I just read Joel’s article on hiring great programmers. I’m not sure if I agree with him or not, because I don’t really understand his argument. Follow along with me for a moment.
His main point seems to be that you need to hire the best programmers to succeed. I agree with that, but I think we have different takes on what that is and in fact I think he might not even be sure what that is.
He starts off ok by making that point and using data from a tough college class to show how the best programmers are more productive. However, here’s where he starts to fade a bit. He goes on to talk about great products and implies these were created by great programmers. He uses WinAmp and the iPod as examples. He points out details like how the WinAmp site had this quote on their feature list “Most things actually work!” and how the iPod makes a nice clicking noise because Apple spent extra $ to put a speaker in the body of the iPod and not just send the sound through the headphones. I’m with him on all that, but I don’t follow how these things are correlated.
It sounds to me like these products were created by people who are extraordinarily creative and have excellent knowledge of their markets and what appeals to users in those markets.
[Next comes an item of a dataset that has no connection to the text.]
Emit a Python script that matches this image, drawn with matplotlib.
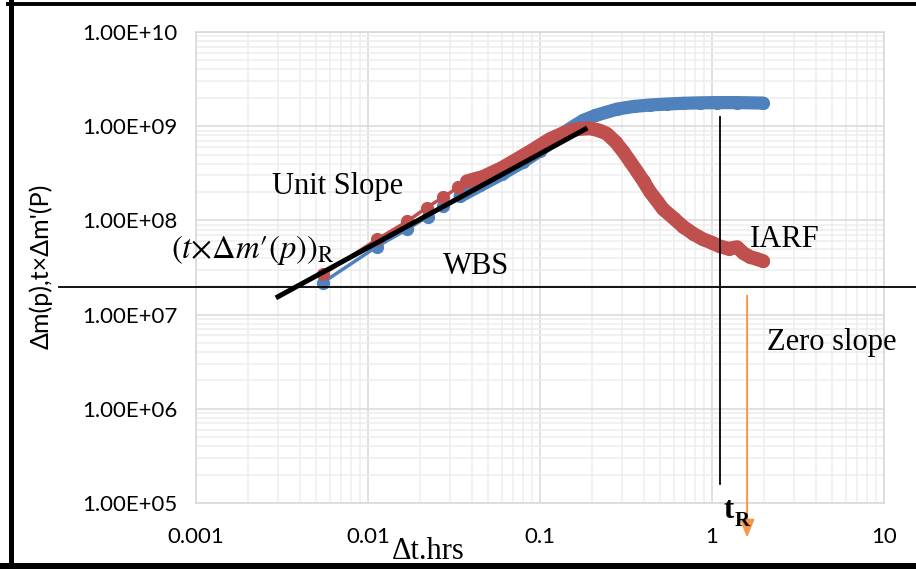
import matplotlib
matplotlib.use("Agg")
import matplotlib.pyplot as plt
from matplotlib.lines import Line2D
from matplotlib.transforms import blended_transform_factory
import numpy as np

# ---------------- data ----------------
blue_t = [0.00547, 0.01127, 0.01687, 0.0223, 0.0273, 0.0343,
          0.045, 0.06, 0.08, 0.10, 0.13, 0.16, 0.178, 0.21, 0.281, 0.35,
          0.437, 0.55, 0.678, 0.85, 1.07, 1.4, 1.98]
blue_dmp = [2.19e7, 5.28e7, 8.02e7, 1.10e8, 1.41e8, 1.80e8,
            2.35e8, 3.1e8, 4.2e8, 5.5e8, 8.0e8, 1.02e9, 1.15e9, 1.3e9, 1.52e9, 1.62e9,
            1.68e9, 1.72e9, 1.75e9, 1.77e9, 1.78e9, 1.78e9, 1.76e9]

red_t = [0.00547, 0.01127, 0.01687, 0.0220, 0.0273, 0.0334, 0.0376,
         0.0467, 0.060, 0.0735, 0.092, 0.114, 0.140, 0.164, 0.195, 0.222,
         0.245, 0.275, 0.304, 0.335, 0.367, 0.40, 0.437, 0.48, 0.519, 0.60,
         0.678, 0.78, 0.887, 1.0, 1.11, 1.25, 1.40, 1.52, 1.66, 1.82, 1.98]
red_deriv = [2.67e7, 6.28e7, 9.75e7, 1.37e8, 1.76e8, 2.24e8, 2.60e8,
             2.9e8, 3.6e8, 4.46e8, 5.7e8, 7.28e8, 8.6e8, 9.3e8, 9.5e8, 9.0e8,
             8.3e8, 6.8e8, 5.4e8, 4.2e8, 3.3e8, 2.6e8, 2.0e8, 1.6e8, 1.32e8, 1.05e8,
             8.6e7, 7.2e7, 6.3e7, 5.8e7, 5.3e7, 5.0e7, 5.2e7, 4.5e7, 4.1e7, 3.9e7, 3.7e7]

slope_t = [0.0030, 0.183]
slope_y = [1.55e7, 9.3e8]

tR = 1.11
tR_y = [1.25e9, 1.6e5]
iarf_level = 1.94e7
arrow_t = 1.6
arrow_y = [1.59e7, 4.3e4]

xticks = [0.001, 0.01, 0.1, 1, 10]
xtick_labels = ["0.001", "0.01", "0.1", "1", "10"]
yticks = [1e5, 1e6, 1e7, 1e8, 1e9, 1e10]
ytick_labels = ["1.00E+05", "1.00E+06", "1.00E+07", "1.00E+08", "1.00E+09", "1.00E+10"]

BLUE = "#4F81BD"
RED = "#C0504D"
ORANGE = "#F79646"

plt.rcParams["mathtext.fontset"] = "stix"

W, H = 916, 569
fig = plt.figure(figsize=(W / 100, H / 100), dpi=100)
fig.patch.set_facecolor("white")

def fx(x):
    return x / W

def fy(y):
    return 1 - y / H

ax = fig.add_axes([fx(196), fy(503), fx(884) - fx(196), fy(32) - fy(503)])
ax.set_xscale("log")
ax.set_yscale("log")
ax.set_xlim(0.001, 10)
ax.set_ylim(1e5, 1e10)

ax.grid(True, which="major", color="#d9d9d9", lw=1.1, zorder=0)
ax.grid(True, which="minor", color="#ededed", lw=1.1, zorder=0)
ax.set_axisbelow(True)
for s in ax.spines.values():
    s.set_color("#d9d9d9")
    s.set_linewidth(1.2)

ax.set_xticks(xticks)
ax.set_xticklabels(xtick_labels)
ax.set_yticks(yticks)
ax.set_yticklabels(ytick_labels)
ax.tick_params(which="both", length=0)
ax.tick_params(axis="y", pad=13)
ax.tick_params(axis="x", pad=17)
for lab in ax.get_xticklabels() + ax.get_yticklabels():
    lab.set_fontfamily("Lato")
    lab.set_fontsize(16)

# series
nb = 6
nr = 7
ax.plot(blue_t, blue_dmp, "-", color=BLUE, lw=2.5, marker="o", ms=8.5, zorder=3)
ax.plot(blue_t[nb - 1:], blue_dmp[nb - 1:], "-", color=BLUE, lw=9.5,
        solid_capstyle="round", solid_joinstyle="round", zorder=3)
ax.plot(red_t, red_deriv, "-", color=RED, lw=2.5, marker="o", ms=8.5, zorder=4)
ax.plot(red_t[nr - 1:], red_deriv[nr - 1:], "-", color=RED, lw=10,
        solid_capstyle="round", solid_joinstyle="round", zorder=4)

# unit slope line
ax.plot(slope_t, slope_y, "-", color="black", lw=3.6, zorder=6)

# vertical tR line
ax.plot([tR, tR], tR_y, "-", color="black", lw=1.3, zorder=6)

# horizontal zero-slope line extending across the figure
trans = blended_transform_factory(fig.transFigure, ax.transData)
ax.plot([fx(59), 1.0], [iarf_level, iarf_level], "-", color="black", lw=1.3,
        transform=trans, clip_on=False, zorder=6)

# orange arrow
ax.annotate("", xy=(arrow_t, arrow_y[1]), xytext=(arrow_t, arrow_y[0]),
            annotation_clip=False,
            arrowprops=dict(arrowstyle="-|>,head_length=1.1,head_width=0.45",
                            mutation_scale=10, color=ORANGE, lw=1.4,
                            shrinkA=0, shrinkB=0), zorder=7)

serif = "Liberation Serif"
fig.text(fx(272), fy(194), "Unit Slope", family=serif, fontsize=22, va="baseline", ha="left")
fig.text(fx(443), fy(274), "WBS", family=serif, fontsize=22, va="baseline", ha="left")
fig.text(fx(750), fy(247), "IARF", family=serif, fontsize=22, va="baseline", ha="left")
fig.text(fx(767), fy(350), "Zero slope", family=serif, fontsize=22, va="baseline", ha="left")
fig.text(fx(392), fy(559), "\u0394t.hrs", family=serif, fontsize=22, va="baseline", ha="left")
fig.text(fx(171), fy(258), r"$(t{\times}\Delta m\prime(p))_{\mathrm{R}}$", fontsize=23.5,
         va="baseline", ha="left")
fig.text(fx(724), fy(518), "t", family=serif, fontsize=22, fontweight="bold",
         va="baseline", ha="left")
fig.text(fx(735), fy(526), "R", family=serif, fontsize=15, fontweight="bold",
         va="baseline", ha="left")

fig.text(fx(41), fy(266), "\u0394m(p),t\u00d7\u0394m'(P)", family="Lato",
         fontsize=18, rotation=90, va="center", ha="center")

# figure border
fig.add_artist(Line2D([fx(10.5), fx(10.5)], [0, 1], transform=fig.transFigure,
                      color="black", lw=3.6))
fig.add_artist(Line2D([fx(8), 1], [fy(3.5), fy(3.5)], transform=fig.transFigure,
                      color="black", lw=2.8))
fig.add_artist(Line2D([0, 1], [fy(566), fy(566)], transform=fig.transFigure,
                      color="black", lw=5))

fig.savefig("out.png", dpi=100)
So programmers who can build a command line shell or code a new version of Make for their college class faster than another student aren’t necessarily the best programmers to hire. In many cases the most technically proficient programmer will not be the best to hire, because in my experience these people tend to be unable to step out of their programming shoes and into the users. I think you can see this in alot of open source applications, where the technology is first rate but the user experience is poor.
Anyway, maybe that is what Joel is saying, but I don’t think he came across as clear as usual in this essay.